The question remains: who decides what’s fair, what interest takes precedence over what other interest?  The DoJ and DoE have exercised their authority under the Higher Education Act of 1965, but have gone about a million miles beyond anything the law either says, or intended to say, or anticipated to say.  They have done so without using the procedures of comment and notice required of federal agencies deciding to reinterpret the law in ways never anticipated. They have done so without congressional authorization. They have done so without the Supreme Court’s mandate. They just did it.

Perhaps you agree with Vanita Gupta and Catherine Lhamon.  Perhaps you don’t think it’s a big enough deal to be worthy of much attention. Perhaps it doesn’t touch your life, and likely won’t ever touch your life, so you’ve got other issues that get your blood pumping.

But this re-engineering of societal views, where the rights of one group are traded off for the rights of another, is something that shouldn’t be decided by a bureaucrat in an agency whose name causes most people to shrug.  For those who don’t really care how this came about, as long as the “right” outcome has happened, bear in mind that there could be very different people in Vanita Gupta and Catherine Lhamon’s seats a year from now, and they too may want to engage in social engineering of a sort with which you won’t agree.

Maybe the time has come for the law to recognize discrimination against transgender people, and that “sex discrimination,” which the law expressly prohibits, includes the wide and ever-changing reach of gender identity. But not because a couple of administrators have used their fiat to ram it down society’s throat.

Disagree with North Carolina’s law all you want, but at least its law reflected the will of its legislature, for better or worse. If the feds disagree, they can always take it to court to challenge its constitutionality. Like the 51 families in Cook County, Illinois, are constrained to do.

10 thoughts on “North Carolina Meets The Rule of Bureaucrats

  1. DaveL

    Welcome to the weird and wonderful world of regulatory law, where due process is sex discrimination and shoelaces are machine guns.

  2. John Thacker

    I think it’s rather difficult to deal with every situation without some level of deference, but it also does lead to some outrages. I suppose I’m as guilty as anyone else of seeing it as an outrage when it disagrees with my personal beliefs, and as an obvious necessity when I agree with the executive.

    1. SHG Post author

      There is a substantial difference between applying the law as given and taking the given law and creating a totally new interpretation completely outside the law’s purview, and twisting it into things it never was nor was ever meant to be. Deference is for the former, not the latter.

      P.S. Off topic stuff deleted.

      1. John Thacker

        Deference is the former, not the latter, but I find that people quite often disagree about when the law is being “applied as given” and when there’s “a totally new interpretation” in a way that nicely lines up their preconceptions. Even aside from political preconceptions, different legal theories seems to lead to quite different ideas of where and how to draw the line. I’ll avoid analogies to other situations though, since that falls under off-topic on your blog.
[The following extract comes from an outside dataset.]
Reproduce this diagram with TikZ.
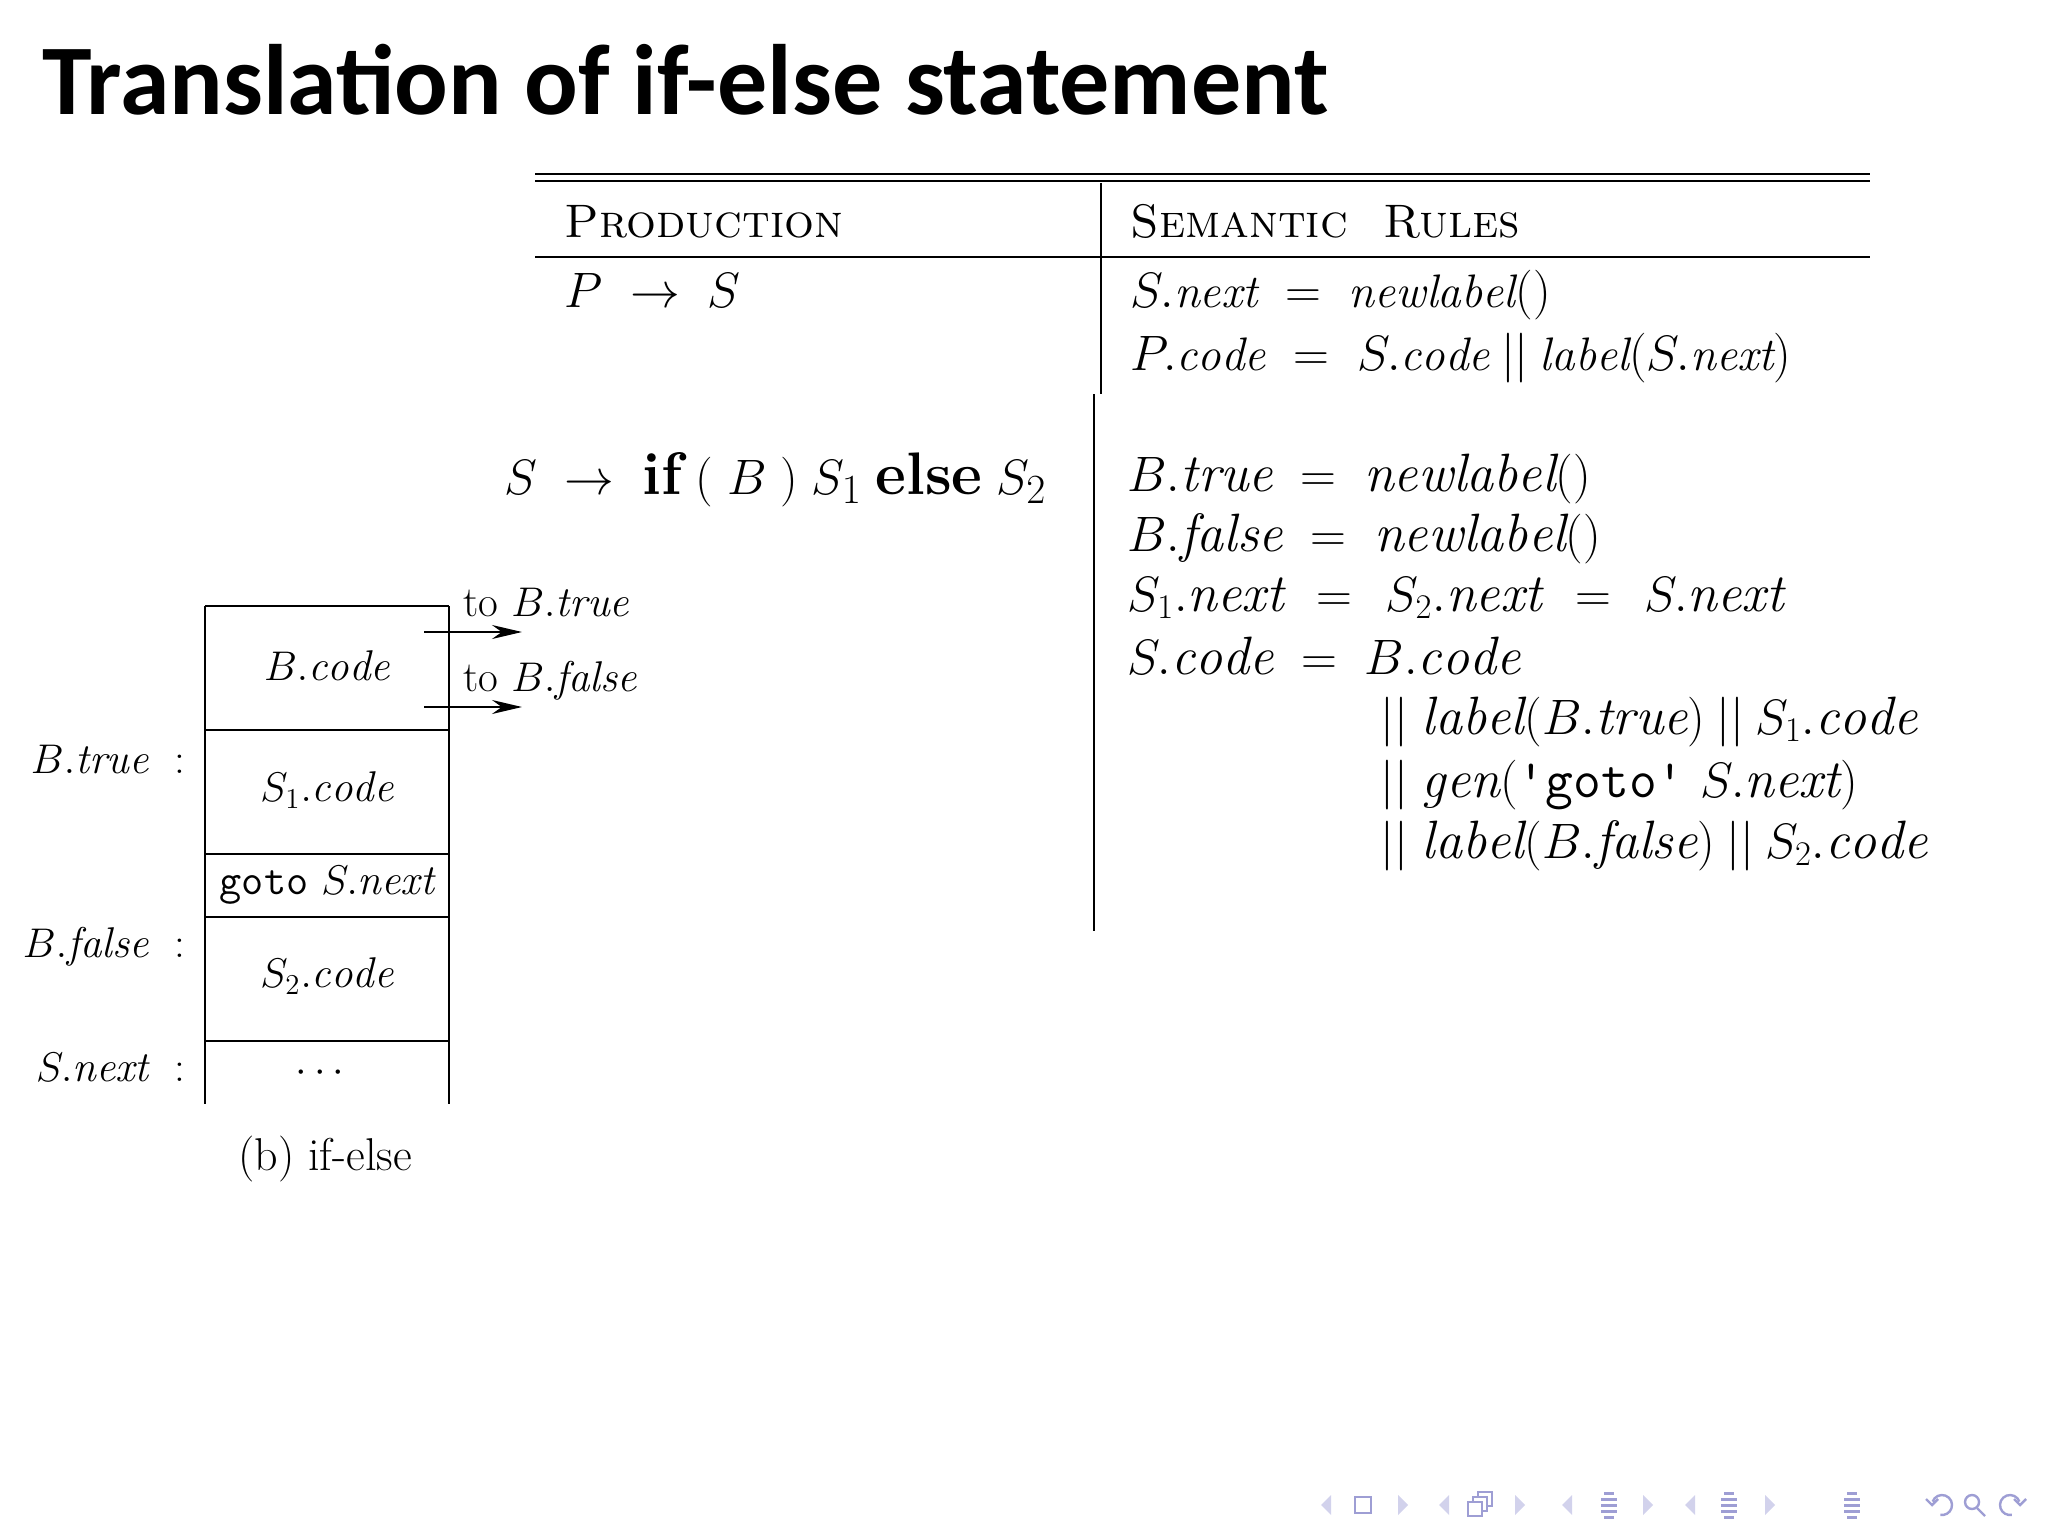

        1. SHG Post author

          You are, of course, right that what’s within the ballpark and outside tends to be dictated by political preconceptions. But that doesn’t mean anything goes, no matter how passionate the emotional plea. And thank you for avoiding off-topic analogies.

  3. JAV

    The bureaucrats have become the leviathan hasn’t it? Presidents, even legislators come and go, and both get some kind of scrutiny while they have the job. On the other hand, the armies of functionaries stick around for as long, often longer, fly under the radar, and there’s no real political means of shaking the bad apples out.

    1. SHG Post author

      On the bright side, these are higher level bureaucrats, likely to be replace by the next regime. I wonder who that will be?